The Russians are buying art but Hirst is a seller
If bidders pay £111m for Damien Hirst’s latest works is the art market immune from the decline in other forms of asset values?
World share prices are tumbling, banks collapsing and property - residential and commercial – is sliding. When people look for alternative investments that retain their value they often choose gold, but it is 25 per cent down on this year’s $1,000 an ounce peak too. Commodities, including oil – if you regard them as investments - are down too.
So why should art be different?

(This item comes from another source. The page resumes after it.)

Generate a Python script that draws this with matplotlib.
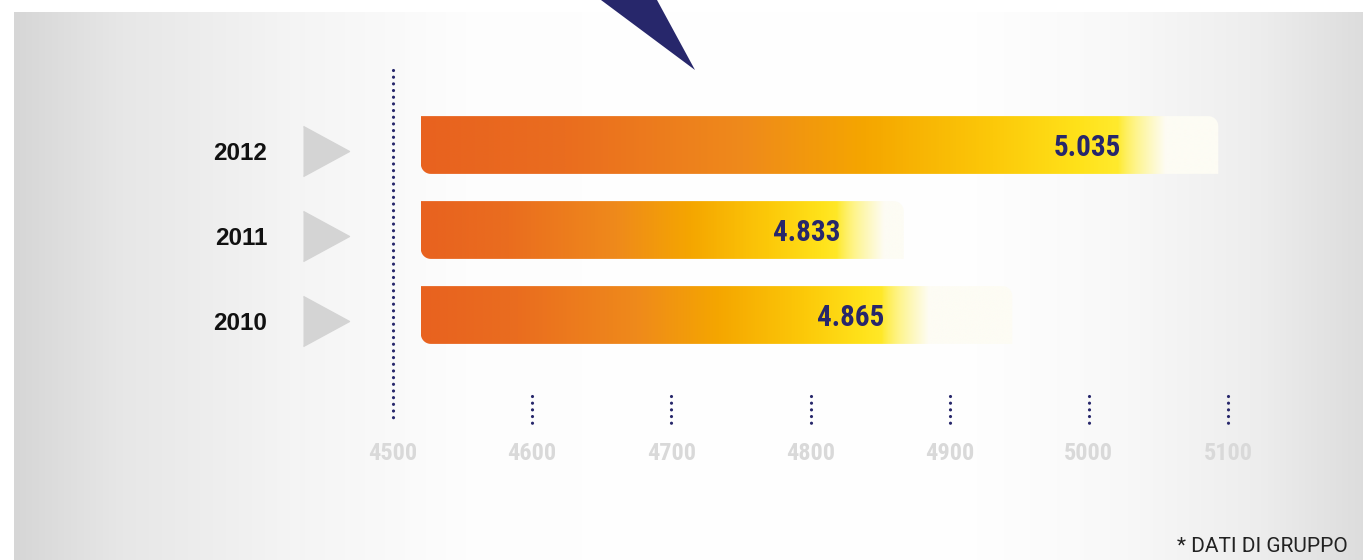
"""
Dipendenti 2010-2012 (dati di gruppo) - barre orizzontali con sfumatura
salva out.png (1363x560)
"""

import numpy as np
import matplotlib
matplotlib.use('Agg')
import matplotlib.pyplot as plt
from matplotlib import font_manager
from matplotlib.colors import LinearSegmentedColormap, to_rgb
from matplotlib.path import Path
from matplotlib.patches import PathPatch, Polygon
from matplotlib.transforms import blended_transform_factory

# ── dati ─────────────────────────────────────────────────
YEARS = ['2010', '2011', '2012']
VALUES = [4865, 4833, 5035]
VALUE_LABELS = ['4.865', '4.833', '5.035']
FADE_END = [4945, 4867, 5093]          # fine della traccia chiara dietro la barra
TICKS = [4500, 4600, 4700, 4800, 4900, 5000, 5100]
BAR_START = 4520
FOOTNOTE = '* DATI DI GRUPPO'

# ── stile ────────────────────────────────────────────────
NAVY = '#27276B'
TICK_GREY = '#D9D9D9'
ARROW_GREY = '#D4D4D4'
TRACK = '#FDFCF4'
BAR_CMAP = LinearSegmentedColormap.from_list('bar', [
    (0.00, '#E8621F'),
    (0.20, '#EA6D1F'),
    (0.45, '#EF8A1B'),
    (0.62, '#F5A600'),
    (0.80, '#FCC909'),
    (0.92, '#FFE21A'),
    (1.00, '#FFEE36'),
])

_installed = {f.name for f in font_manager.fontManager.ttflist}


def pick(cands):
    for c in cands:
        if c in _installed:
            return c
    return 'DejaVu Sans'


NARROW = pick(['Liberation Sans Narrow', 'Roboto Condensed', 'DejaVu Sans Condensed'])
BOLD = pick(['Liberation Sans', 'Arial', 'DejaVu Sans'])
PLAIN = pick(['Roboto', 'Open Sans', 'DejaVu Sans'])

W, H = 1363, 560
PX_PER_UNIT = (1228 - 393) / 600.0
XMIN = 4500 - 393 / PX_PER_UNIT
XMAX = XMIN + W / PX_PER_UNIT
ROW_PX = 85.0
Y0_PX = 315.0
YMIN = (Y0_PX - H) / ROW_PX
YMAX = Y0_PX / ROW_PX
BAR_H = 0.68


def py(p):
    """pixel verticale -> coordinata y"""
    return (Y0_PX - p) / ROW_PX


def bar_path(x0, x1, y0, y1, rx, ry, n=12):
    # angolo in basso a sinistra e in alto a destra arrotondati
    verts = [(x0, y1), (x1 - rx, y1)]
    for a in np.linspace(np.pi / 2, 0, n):
        verts.append((x1 - rx + rx * np.cos(a), y1 - ry + ry * np.sin(a)))
    verts.append((x1, y0))
    verts.append((x0 + rx, y0))
    for a in np.linspace(3 * np.pi / 2, np.pi, n):
        verts.append((x0 + rx + rx * np.cos(a), y0 + ry + ry * np.sin(a)))
    verts.append((x0, y1))
    codes = [Path.MOVETO] + [Path.LINETO] * (len(verts) - 2) + [Path.CLOSEPOLY]
    return Path(verts, codes)


def main():
    fig = plt.figure(figsize=(W / 100, H / 100), dpi=100)
    fig.patch.set_facecolor('white')

    # ── pannello grigio sfumato ──
    bg = fig.add_axes([14 / W, 0, 1 - 14 / W, 1 - 12 / H])
    xs = np.arange(14, W)
    g = np.interp(xs, [14, 120, 300, 480, 950, 1120, 1260, W],
                  [0.84, 0.905, 0.96, 0.995, 1.0, 0.975, 0.93, 0.865])
    bg.imshow(np.dstack([g, g, g]).repeat(2, axis=0), aspect='auto',
              extent=[0, 1, 0, 1], interpolation='bilinear')
    bg.set_axis_off()

    # ── triangolo blu in alto ──
    fig.patches.append(Polygon([(601 / W, 1.0), (657 / W, 1.0), (695 / W, 1 - 70 / H)],
                               closed=True, facecolor=NAVY, edgecolor='none',
                               transform=fig.transFigure, figure=fig))

    ax = fig.add_axes([0, 0, 1, 1])
    ax.patch.set_alpha(0)
    ax.set_axis_off()

    rx = 10 / PX_PER_UNIT
    ry = 10 / ROW_PX
    cream = np.array(to_rgb(TRACK))
    for i, (val, end) in enumerate(zip(VALUES, FADE_END)):
        y0, y1 = i - BAR_H / 2, i + BAR_H / 2
        patch = PathPatch(bar_path(BAR_START, end, y0, y1, rx, ry),
                          facecolor='none', edgecolor='none', transform=ax.transData)
        ax.add_patch(patch)
        gx = np.linspace(BAR_START, end, 800)
        t = np.clip((gx - BAR_START) / (val - BAR_START), 0, 1)
        col = BAR_CMAP(t)[:, :3]
        f = np.clip((gx - (val - 14)) / 34.0, 0, 1)
        f = f ** 0.8
        col = col * (1 - f[:, None]) + cream * f[:, None]
        im = ax.imshow(col[None, :, :].repeat(2, axis=0), aspect='auto',
                       extent=[BAR_START, end, y0, y1], interpolation='bilinear', zorder=2)
        im.set_clip_path(patch)

        ax.text(val - 36, i - 0.04, VALUE_LABELS[i], ha='center', va='center',
                fontsize=21, fontweight='bold', color=NAVY, family=NARROW, zorder=3)

    # ── etichette anni e frecce grigie ──
    tr = blended_transform_factory(ax.transAxes, ax.transData)
    tri = [(-0.46, -0.5), (0.46, 0.0), (-0.46, 0.5)]
    for i, yr in enumerate(YEARS):
        ax.text(267 / W, i - 0.1, yr, transform=tr, ha='right', va='center',
                fontsize=17.5, fontweight='bold', color='#111111', family=BOLD)
        ax.plot([326 / W], [i - 0.07], transform=tr, marker=tri, markersize=36,
                color=ARROW_GREY, linestyle='none')

    # ── asse puntinato ──
    dot = dict(color=NAVY, linewidth=2.3, linestyle=(0, (0.01, 2.08)),
               dash_capstyle='round')
    ax.plot([TICKS[0], TICKS[0]], [py(70), py(422)], **dot)
    for t in TICKS[1:]:
        ax.plot([t, t], [py(396), py(424)], **dot)
    for t in TICKS:
        ax.text(t, py(453), str(t), ha='center', va='center', fontsize=17.5,
                fontweight='bold', color=TICK_GREY, family=NARROW)

    fig.text(1348 / W, 1 - 546 / H, FOOTNOTE, ha='right', va='center',
             fontsize=15, color='#222222', family=PLAIN)

    ax.set_xlim(XMIN, XMAX)
    ax.set_ylim(YMIN, YMAX)

    fig.savefig('out.png', dpi=100)
    print('fonts:', NARROW, BOLD, PLAIN)


if __name__ == '__main__':
    main()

It is an incomeless asset (indeed, security costs give it a negative cashflow) in an illiquid and niche market that depends on a small group of people whose wealth stems from those other fickle forms of investment such as shares, property or oil.
Yet this year we have seen Lucien Freud’s painting of a benefits supervisor sell for £17m and Francis Bacon’s “1976” triptych go for £43m. Art seems to be defying gravity.

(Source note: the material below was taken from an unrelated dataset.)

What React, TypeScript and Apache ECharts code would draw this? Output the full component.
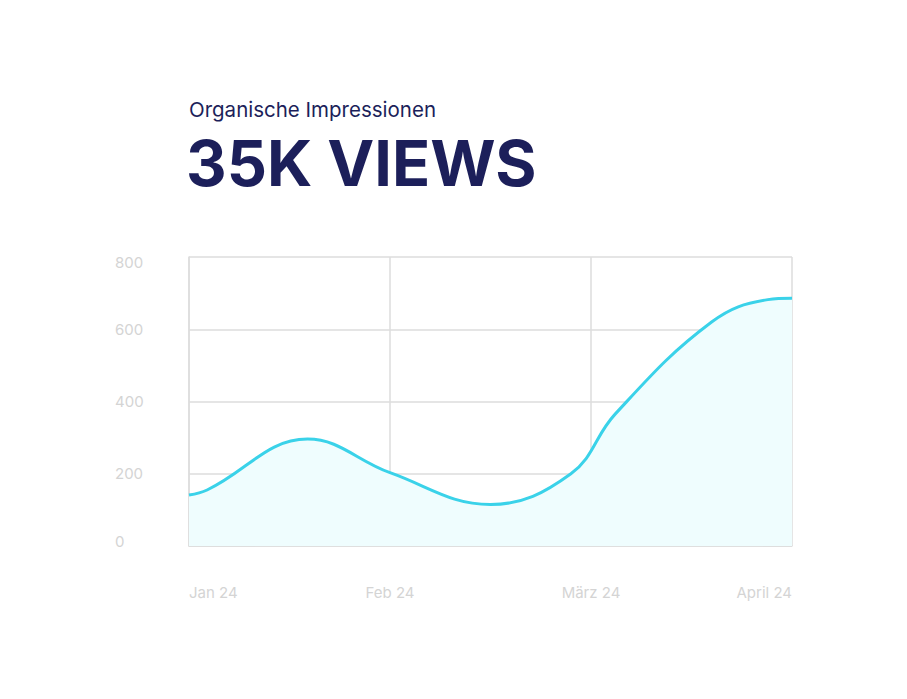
import React, { useEffect, useRef } from "react";
import * as echarts from "echarts";

const months = ["Jan 24", "Feb 24", "März 24", "April 24"];
const yTicks = [0, 200, 400, 600, 800];
const pointX = [0, 0.09, 0.59, 1.0, 1.5, 1.9, 2.12, 2.6, 2.88, 3.0];
const pointY = [141, 155, 296, 203, 115, 200, 365, 620, 682, 686];
const subtitle = "Organische Impressionen";
const headline = "35K VIEWS";

export default function App() {
  const ref = useRef<HTMLDivElement>(null);
  useEffect(() => {
    if (!ref.current) return;
    const chart = echarts.init(ref.current, null, { renderer: "svg" });
    const data = pointX.map((x, i) => [x, pointY[i]]);
    chart.setOption({
      animation: false,
      backgroundColor: "#ffffff",
      textStyle: { fontFamily: "Inter" },
      graphic: [
        {
          type: "text",
          left: 189,
          top: 99,
          style: {
            text: subtitle,
            fontFamily: "Inter",
            fontSize: 20.5,
            fontWeight: 400,
            fill: "#1c1f5a",
          },
        },
        {
          type: "text",
          left: 186,
          top: 131,
          style: {
            text: headline,
            fontFamily: "Inter",
            fontSize: 63,
            fontWeight: 700,
            fill: "#1c1f5a",
          },
        },
      ],
      grid: { left: 189, right: 115, top: 257, bottom: 153, containLabel: false },
      xAxis: {
        type: "value",
        min: 0,
        max: months.length - 1,
        interval: 1,
        axisLine: { show: true, lineStyle: { color: "#dcdcdc", width: 1.5 } },
        axisTick: { show: false },
        splitLine: { show: true, lineStyle: { color: "#dcdcdc", width: 1.5 } },
        axisLabel: {
          formatter: (v: number) => months[Math.round(v)] ?? "",
          color: "#d4d4d4",
          fontSize: 15,
          fontFamily: "Inter",
          margin: 39,
          alignMinLabel: "left",
          alignMaxLabel: "right",
        },
      },
      yAxis: {
        type: "value",
        min: yTicks[0],
        max: yTicks[yTicks.length - 1],
        interval: 200,
        axisLine: { show: true, lineStyle: { color: "#dcdcdc", width: 1.5 } },
        axisTick: { show: false },
        splitLine: { show: true, lineStyle: { color: "#dcdcdc", width: 1.5 } },
        axisLabel: {
          color: "#d4d4d4",
          fontSize: 15,
          fontFamily: "Inter",
          align: "left",
          margin: 74,
          formatter: (v: number) => {
            if (v === yTicks[0]) return "{lo|" + v + "}";
            if (v === yTicks[yTicks.length - 1]) return "{hi|" + v + "}";
            return String(v);
          },
          rich: {
            lo: { color: "#d4d4d4", fontSize: 15, fontFamily: "Inter", padding: [0, 0, 9, 0] },
            hi: { color: "#d4d4d4", fontSize: 15, fontFamily: "Inter", padding: [11, 0, 0, 0] },
          },
        },
      },
      series: [
        {
          type: "line",
          data,
          smooth: 0.4,
          symbol: "none",
          lineStyle: { color: "#3ad2e9", width: 3 },
          areaStyle: { color: "#effdfe", opacity: 1 },
        },
      ],
    });
    return () => chart.dispose();
  }, []);
  return (
    <div
      ref={ref}
      style={{ position: "fixed", left: 0, top: 0, width: 907, height: 699 }}
    />
  );
}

Now Hirst has auctioned 223 of his own works at Sotheby’s for £111m – exceeding even the optimistic expectations. Buyers seemed oblivious to the simultaneous collapse of Lehman Brothers, the pounding of HBoS and the meltdown of global stockmarkets.

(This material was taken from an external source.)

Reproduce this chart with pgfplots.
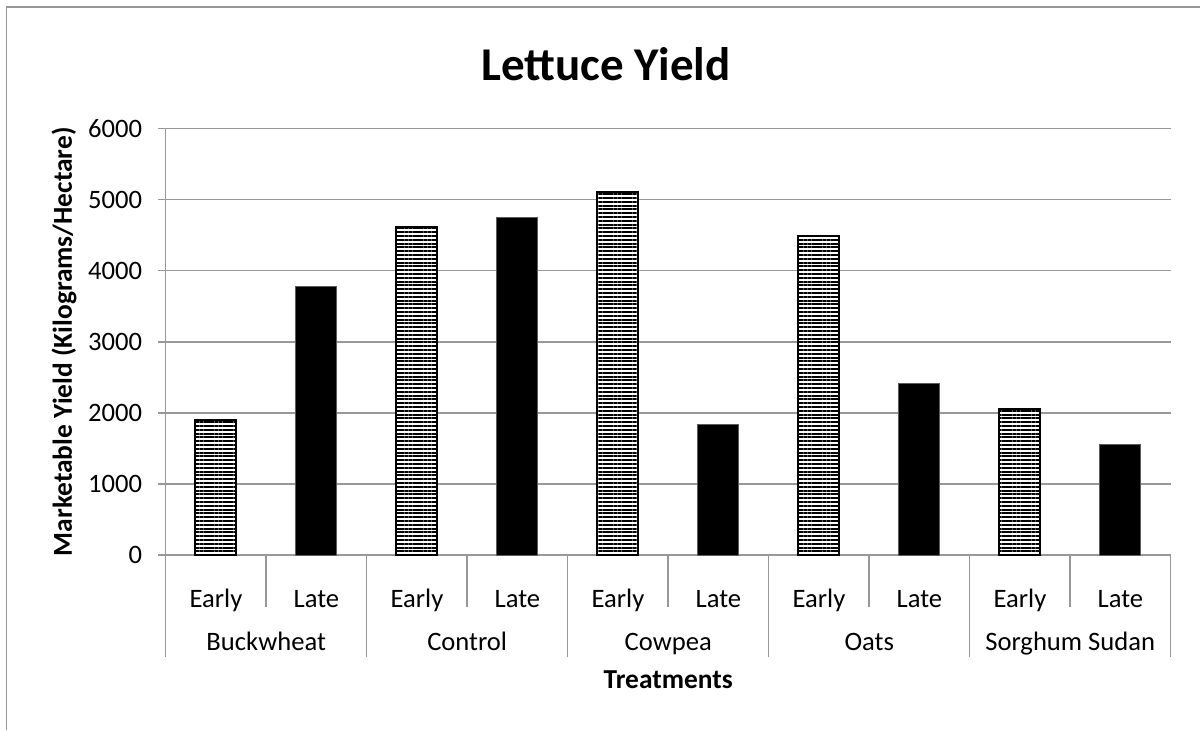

To sell so many works in one go would normally flood the market – and confirms that Hirst is not so much prolific but merely a manager of the people who produce “his” works, whether “Spots” or sharks marinated in formaldehyde.
But however good an artist Hirst is he is an even better businessman, having accumulated a wealth estimated at over £150m before the latest auction. Just don’t expect him to invest it is art.
He has been around long enough to see art markets crash. For whatever reason (maybe art buyers don’t read the papers?) the crash usually lags the fall of shares and property by more than a year, but reality does eventually catch up with the surrealists, modernists and all the other schools.
Hirst may realise the game will soon be up and be desperately dumping stock while there are still Russian billionaires who haven’t noticed that their own stockmarket has collapsed. At the end of the day, art is just another asset class.